Group-Based Licensing
Group-based licensing can make Microsoft 365 licensing more predictable when the groups are tied to clear business logic. Common patterns include licensing by role, location, department, worker type, or application need.
The important part is keeping the logic understandable. A licensing group should have a clear purpose, a known owner, and a review process so it does not become another hidden manual step.
Rehire and Identity Matching
Rehires and duplicate identities are a common source of lifecycle problems. Matching users only by display name or email pattern can create collisions, especially in larger environments.

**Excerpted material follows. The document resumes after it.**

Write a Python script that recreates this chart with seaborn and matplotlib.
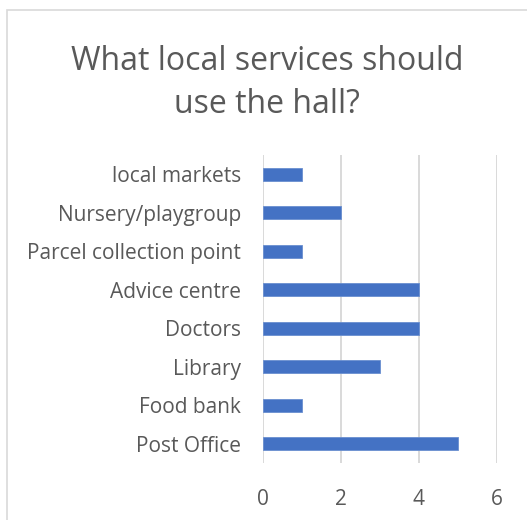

A stronger lifecycle process uses stable identifiers where possible, such as employee IDs or another authoritative HR-driven value, to reduce ambiguity and prevent accidental account duplication or incorrect access mapping.
Offboarding and Access Removal
Offboarding should remove access quickly, consistently, and in a way that can be verified later. Useful controls often include account disablement, session revocation, license cleanup, group removal, mailbox or data handling, device actions, and application deprovisioning.
The goal is not just to disable the account. The goal is to make the access removal process repeatable, auditable, and easy for support teams to understand.
Automation Lessons
Strong lifecycle automation starts with clear inputs and predictable outcomes. Automation should validate data, handle exceptions, log what changed, and make it easy to identify when something needs human review.
The best lifecycle workflows reduce manual effort without hiding the process. Good automation should make identity operations easier to troubleshoot, easier to audit, and safer to repeat.